Late Card Payments Rise A Bit; Dollars In Peril Fall

Late payments on credit card accounts rose slightly in the first quarter, but the percentage of dollars tied to these accounts dropped to a five-year low, according to the American Bankers Association's quarterly bulletin on consumer loan delinquencies.

In the quarter 3.28% of credit card accounts were 30 days or more overdue, the ABA reported. This was a slight increase from the 3.22% rate in the previous quarter but a substantial decline from the 3.58% of the year-earlier quarter.

The dollar amount of loans in delinquent bank card accounts was 3.94% of total card debt, down from 4.28% in the fourth quarter of 1999. The first-quarter figure was the lowest this measure has been since the second quarter of 1995.

In lending categories other than credit cards, the percentage of late debt payments edged downward. The ABA's composite index, which measures eight types of closed-end loans, was at 2.14% in the first quarter, down from 2.27% in the fourth quarter. The delinquent dollars rate corroborated the trend, reaching a five-year low at 1.55%, from 1.98% in the fourth quarter.

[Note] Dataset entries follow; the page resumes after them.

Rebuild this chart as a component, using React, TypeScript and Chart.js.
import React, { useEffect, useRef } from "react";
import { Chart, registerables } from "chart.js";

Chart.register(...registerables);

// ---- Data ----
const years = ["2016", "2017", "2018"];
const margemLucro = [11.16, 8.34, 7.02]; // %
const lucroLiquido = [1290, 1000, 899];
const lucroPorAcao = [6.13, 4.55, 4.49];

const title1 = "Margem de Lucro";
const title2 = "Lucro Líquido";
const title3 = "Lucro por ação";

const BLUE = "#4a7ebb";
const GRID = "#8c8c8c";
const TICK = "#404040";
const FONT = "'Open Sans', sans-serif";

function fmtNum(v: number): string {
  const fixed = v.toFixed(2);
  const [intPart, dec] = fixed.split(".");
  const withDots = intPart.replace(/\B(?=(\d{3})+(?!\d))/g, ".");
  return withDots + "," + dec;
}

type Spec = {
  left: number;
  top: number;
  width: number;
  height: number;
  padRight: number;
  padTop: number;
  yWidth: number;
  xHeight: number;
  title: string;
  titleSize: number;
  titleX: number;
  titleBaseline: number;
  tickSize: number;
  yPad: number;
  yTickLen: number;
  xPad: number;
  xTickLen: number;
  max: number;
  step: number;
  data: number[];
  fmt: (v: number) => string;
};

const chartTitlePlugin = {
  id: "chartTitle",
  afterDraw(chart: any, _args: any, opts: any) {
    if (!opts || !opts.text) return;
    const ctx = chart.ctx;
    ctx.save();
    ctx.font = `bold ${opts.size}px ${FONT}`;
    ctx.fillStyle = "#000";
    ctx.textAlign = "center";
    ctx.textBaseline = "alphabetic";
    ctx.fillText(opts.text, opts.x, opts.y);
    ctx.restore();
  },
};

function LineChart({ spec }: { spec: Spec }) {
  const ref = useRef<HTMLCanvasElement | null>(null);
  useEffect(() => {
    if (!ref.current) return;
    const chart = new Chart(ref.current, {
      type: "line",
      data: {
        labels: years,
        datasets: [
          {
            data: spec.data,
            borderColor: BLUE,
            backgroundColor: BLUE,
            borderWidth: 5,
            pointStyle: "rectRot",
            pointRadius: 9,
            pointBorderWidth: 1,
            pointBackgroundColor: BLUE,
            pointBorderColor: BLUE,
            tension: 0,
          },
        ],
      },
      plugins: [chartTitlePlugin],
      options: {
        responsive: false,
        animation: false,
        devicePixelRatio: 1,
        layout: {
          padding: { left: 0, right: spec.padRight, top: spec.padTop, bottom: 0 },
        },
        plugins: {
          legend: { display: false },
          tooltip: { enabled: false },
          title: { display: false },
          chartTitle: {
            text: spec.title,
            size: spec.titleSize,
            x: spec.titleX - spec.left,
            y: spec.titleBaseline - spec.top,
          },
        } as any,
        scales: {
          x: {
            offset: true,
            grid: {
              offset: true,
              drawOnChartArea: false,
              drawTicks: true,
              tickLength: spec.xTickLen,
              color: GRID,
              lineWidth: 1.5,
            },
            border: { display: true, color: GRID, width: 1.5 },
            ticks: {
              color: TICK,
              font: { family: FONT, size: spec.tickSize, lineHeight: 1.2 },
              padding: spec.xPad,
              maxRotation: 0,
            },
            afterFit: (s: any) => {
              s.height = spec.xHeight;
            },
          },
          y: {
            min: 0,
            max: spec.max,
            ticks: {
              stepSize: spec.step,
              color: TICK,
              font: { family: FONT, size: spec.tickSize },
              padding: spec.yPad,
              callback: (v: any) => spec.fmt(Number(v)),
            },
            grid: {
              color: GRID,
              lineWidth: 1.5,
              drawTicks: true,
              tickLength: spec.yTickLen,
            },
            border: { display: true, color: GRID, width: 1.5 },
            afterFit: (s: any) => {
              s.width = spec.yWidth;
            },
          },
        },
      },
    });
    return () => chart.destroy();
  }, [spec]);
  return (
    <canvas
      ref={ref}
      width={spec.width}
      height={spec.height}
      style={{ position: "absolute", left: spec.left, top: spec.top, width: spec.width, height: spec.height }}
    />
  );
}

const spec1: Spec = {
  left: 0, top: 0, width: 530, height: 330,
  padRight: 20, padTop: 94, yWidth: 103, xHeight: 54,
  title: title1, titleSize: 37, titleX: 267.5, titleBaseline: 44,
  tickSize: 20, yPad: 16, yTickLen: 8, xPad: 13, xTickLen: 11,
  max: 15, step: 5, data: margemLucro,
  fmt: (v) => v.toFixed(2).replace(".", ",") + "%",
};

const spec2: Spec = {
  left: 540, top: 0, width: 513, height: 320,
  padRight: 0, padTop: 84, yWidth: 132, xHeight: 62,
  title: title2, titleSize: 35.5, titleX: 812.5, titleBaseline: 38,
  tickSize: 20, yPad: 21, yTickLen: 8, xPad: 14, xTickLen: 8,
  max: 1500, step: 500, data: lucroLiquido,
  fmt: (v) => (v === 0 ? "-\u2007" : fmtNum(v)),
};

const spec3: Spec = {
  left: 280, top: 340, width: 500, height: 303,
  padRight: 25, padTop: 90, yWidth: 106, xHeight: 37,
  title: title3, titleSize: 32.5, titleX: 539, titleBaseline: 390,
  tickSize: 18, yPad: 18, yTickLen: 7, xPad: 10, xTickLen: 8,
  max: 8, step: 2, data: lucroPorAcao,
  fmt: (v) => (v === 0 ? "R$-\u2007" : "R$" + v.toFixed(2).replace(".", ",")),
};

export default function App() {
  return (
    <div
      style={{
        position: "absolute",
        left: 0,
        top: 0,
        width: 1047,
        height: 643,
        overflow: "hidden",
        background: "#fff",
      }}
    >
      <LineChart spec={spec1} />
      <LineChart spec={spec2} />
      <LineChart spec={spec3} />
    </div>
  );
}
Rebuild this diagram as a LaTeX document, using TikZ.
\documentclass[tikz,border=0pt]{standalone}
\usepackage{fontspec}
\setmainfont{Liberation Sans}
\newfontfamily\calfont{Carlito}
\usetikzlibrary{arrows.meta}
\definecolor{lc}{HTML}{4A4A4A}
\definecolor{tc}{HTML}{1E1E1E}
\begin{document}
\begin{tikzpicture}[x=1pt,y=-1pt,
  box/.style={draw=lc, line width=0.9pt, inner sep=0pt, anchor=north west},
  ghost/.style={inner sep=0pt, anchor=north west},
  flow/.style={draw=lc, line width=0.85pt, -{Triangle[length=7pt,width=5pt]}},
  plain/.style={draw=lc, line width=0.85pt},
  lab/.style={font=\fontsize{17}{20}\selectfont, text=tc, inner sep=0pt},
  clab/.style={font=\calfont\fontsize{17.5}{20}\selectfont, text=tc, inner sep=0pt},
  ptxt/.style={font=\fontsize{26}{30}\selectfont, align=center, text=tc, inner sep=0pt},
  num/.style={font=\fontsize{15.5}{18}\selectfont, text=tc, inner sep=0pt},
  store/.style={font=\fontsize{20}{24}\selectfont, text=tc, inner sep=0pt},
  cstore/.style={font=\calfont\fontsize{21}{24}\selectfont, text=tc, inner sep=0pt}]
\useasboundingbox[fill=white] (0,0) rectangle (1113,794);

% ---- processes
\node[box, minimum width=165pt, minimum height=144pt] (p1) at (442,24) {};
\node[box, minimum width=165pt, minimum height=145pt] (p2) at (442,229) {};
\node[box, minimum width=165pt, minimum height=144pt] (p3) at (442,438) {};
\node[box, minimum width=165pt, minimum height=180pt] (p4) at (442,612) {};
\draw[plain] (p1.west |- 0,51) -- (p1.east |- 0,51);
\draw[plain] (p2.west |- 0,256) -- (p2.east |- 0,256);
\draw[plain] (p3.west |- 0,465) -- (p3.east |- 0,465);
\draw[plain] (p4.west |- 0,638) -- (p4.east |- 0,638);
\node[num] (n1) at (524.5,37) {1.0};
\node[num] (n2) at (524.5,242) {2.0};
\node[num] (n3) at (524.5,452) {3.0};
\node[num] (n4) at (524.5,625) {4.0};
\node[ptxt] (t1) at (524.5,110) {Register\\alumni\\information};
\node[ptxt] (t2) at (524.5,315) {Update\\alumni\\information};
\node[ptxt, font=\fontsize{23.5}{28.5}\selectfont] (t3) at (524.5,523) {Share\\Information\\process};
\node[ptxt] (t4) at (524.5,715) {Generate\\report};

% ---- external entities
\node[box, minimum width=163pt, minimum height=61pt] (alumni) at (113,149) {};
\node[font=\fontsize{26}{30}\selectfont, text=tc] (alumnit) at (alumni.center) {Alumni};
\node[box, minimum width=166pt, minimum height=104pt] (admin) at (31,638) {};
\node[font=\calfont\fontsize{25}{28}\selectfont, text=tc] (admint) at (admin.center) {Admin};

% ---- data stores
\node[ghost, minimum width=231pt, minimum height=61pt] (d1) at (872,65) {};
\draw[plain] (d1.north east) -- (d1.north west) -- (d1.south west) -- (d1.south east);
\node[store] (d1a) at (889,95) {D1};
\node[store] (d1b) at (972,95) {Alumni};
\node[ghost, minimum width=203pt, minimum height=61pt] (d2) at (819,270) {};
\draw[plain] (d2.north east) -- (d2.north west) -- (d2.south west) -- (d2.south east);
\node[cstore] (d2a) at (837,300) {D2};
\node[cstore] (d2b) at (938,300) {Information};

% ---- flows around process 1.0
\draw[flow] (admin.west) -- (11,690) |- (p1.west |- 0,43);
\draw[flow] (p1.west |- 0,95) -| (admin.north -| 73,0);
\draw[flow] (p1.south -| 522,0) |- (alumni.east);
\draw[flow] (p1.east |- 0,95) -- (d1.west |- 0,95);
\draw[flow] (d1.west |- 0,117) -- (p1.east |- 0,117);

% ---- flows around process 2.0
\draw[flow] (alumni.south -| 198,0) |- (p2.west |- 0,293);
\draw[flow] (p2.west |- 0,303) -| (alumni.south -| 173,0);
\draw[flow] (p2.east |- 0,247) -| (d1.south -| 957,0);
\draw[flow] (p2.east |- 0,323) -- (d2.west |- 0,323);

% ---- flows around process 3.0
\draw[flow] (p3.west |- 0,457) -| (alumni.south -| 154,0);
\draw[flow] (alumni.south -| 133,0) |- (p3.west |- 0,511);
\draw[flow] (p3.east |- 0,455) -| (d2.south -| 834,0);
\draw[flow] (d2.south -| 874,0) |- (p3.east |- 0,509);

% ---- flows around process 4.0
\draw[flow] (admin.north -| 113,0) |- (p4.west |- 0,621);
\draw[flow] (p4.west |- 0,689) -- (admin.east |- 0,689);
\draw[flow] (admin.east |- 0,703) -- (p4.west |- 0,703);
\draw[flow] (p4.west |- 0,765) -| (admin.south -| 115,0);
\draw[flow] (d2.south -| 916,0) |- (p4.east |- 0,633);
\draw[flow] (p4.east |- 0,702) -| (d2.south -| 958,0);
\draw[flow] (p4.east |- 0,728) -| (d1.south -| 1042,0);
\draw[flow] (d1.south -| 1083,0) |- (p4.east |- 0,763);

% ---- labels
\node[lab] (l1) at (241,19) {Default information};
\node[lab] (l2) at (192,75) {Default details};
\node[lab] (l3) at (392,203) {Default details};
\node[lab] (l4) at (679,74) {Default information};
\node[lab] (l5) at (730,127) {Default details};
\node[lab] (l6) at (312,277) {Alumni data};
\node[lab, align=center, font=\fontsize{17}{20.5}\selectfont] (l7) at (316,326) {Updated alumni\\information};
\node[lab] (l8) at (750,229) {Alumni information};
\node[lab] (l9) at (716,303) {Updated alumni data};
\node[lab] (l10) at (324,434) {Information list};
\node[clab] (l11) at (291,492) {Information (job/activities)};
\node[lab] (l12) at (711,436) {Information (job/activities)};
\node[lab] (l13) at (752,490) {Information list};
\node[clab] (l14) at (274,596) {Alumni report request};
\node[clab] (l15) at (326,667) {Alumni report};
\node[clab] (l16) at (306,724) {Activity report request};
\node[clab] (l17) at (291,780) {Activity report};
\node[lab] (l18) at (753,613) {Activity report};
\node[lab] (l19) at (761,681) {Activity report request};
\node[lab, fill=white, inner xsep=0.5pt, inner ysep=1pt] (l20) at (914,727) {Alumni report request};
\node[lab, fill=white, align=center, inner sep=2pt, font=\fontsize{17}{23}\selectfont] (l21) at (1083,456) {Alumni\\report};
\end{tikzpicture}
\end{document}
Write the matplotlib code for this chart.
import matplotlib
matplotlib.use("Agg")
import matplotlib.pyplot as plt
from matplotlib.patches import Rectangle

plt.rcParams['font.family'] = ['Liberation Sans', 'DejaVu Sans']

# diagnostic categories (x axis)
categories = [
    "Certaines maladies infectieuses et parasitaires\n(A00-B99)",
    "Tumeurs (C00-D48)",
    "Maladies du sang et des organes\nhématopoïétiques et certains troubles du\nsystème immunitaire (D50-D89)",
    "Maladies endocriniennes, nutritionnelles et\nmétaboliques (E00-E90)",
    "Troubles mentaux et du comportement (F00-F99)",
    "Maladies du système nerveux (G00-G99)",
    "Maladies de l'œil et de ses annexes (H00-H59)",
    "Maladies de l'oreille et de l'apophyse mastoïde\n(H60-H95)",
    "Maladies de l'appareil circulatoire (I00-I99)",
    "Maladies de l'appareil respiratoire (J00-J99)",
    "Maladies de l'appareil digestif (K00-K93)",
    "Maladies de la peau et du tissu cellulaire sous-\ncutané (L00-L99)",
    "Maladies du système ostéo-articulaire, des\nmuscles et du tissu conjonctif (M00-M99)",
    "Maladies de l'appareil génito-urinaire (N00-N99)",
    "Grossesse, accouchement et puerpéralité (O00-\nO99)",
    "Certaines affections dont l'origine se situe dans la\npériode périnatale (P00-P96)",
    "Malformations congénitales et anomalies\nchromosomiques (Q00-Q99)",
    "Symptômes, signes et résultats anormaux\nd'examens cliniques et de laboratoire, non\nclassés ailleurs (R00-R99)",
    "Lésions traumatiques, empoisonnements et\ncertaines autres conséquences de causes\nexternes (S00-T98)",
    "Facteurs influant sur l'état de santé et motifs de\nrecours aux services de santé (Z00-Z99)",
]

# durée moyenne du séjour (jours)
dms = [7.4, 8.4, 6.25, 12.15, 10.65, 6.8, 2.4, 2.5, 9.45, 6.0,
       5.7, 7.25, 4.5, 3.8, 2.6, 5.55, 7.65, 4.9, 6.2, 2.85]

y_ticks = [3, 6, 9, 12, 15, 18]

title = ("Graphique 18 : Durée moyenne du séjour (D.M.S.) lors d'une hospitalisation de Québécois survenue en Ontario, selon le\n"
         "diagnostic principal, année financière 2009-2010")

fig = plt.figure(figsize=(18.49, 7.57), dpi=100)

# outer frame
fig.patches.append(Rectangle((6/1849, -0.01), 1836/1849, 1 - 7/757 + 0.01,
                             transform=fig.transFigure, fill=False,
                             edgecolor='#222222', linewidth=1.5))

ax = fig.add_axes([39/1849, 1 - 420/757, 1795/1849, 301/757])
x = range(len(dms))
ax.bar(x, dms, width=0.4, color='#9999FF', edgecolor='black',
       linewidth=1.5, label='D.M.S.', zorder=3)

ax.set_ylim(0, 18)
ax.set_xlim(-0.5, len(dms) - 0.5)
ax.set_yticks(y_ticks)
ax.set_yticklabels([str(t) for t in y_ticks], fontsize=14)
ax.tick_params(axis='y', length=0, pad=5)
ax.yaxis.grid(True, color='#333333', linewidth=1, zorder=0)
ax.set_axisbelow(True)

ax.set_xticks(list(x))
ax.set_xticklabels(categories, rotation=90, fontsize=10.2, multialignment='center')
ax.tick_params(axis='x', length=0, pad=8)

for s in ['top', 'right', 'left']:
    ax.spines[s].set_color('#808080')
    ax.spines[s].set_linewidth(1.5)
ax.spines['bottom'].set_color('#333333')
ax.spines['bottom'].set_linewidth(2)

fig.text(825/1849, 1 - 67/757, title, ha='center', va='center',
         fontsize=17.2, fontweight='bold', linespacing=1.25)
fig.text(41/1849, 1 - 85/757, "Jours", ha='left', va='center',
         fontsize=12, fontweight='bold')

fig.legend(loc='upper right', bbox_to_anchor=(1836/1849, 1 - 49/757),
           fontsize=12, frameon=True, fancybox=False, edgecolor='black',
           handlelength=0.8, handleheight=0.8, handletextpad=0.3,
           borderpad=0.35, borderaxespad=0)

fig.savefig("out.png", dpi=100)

"The good news is that we're well off the peak of delinquency," said James Chessen, chief economist for the ABA in Washington. He said he was "particularly comforted" by the latest figures, which he said indicated "an economy where people have good jobs, higher incomes, and are managing their finances better."

Mr. Chessen said banks' increasingly conservative lending practices are clearly paying off and the survey results should reassure bankers that "caution is good."

Late payments on home equity loans also dropped, to 1.13% in the first quarter from 1.29% in the fourth. The first-quarter figure was the lowest since the ABA began tracking these data in the fourth quarter of 1983.

The decline may reflect the high number of home equity loans whose interest rates are locked in, Mr. Chessen said. The same explanation may also account for the slight increase in late payments on home equity lines of credit, which are affected by interest rate hikes. Late payments on home equity lines rose to 0.68% in the first quarter, from 0.63% in the prior quarter.

The decrease in delinquencies and in dollars at stake will probably tempt the Fed to raise interest rates, Mr. Chessen said, but the effects will probably be absorbed by the overall decline. "The worry will come as the economy shifts into lower gear," he said. "But the more signs of a slowing economy, the more vigilant banks become."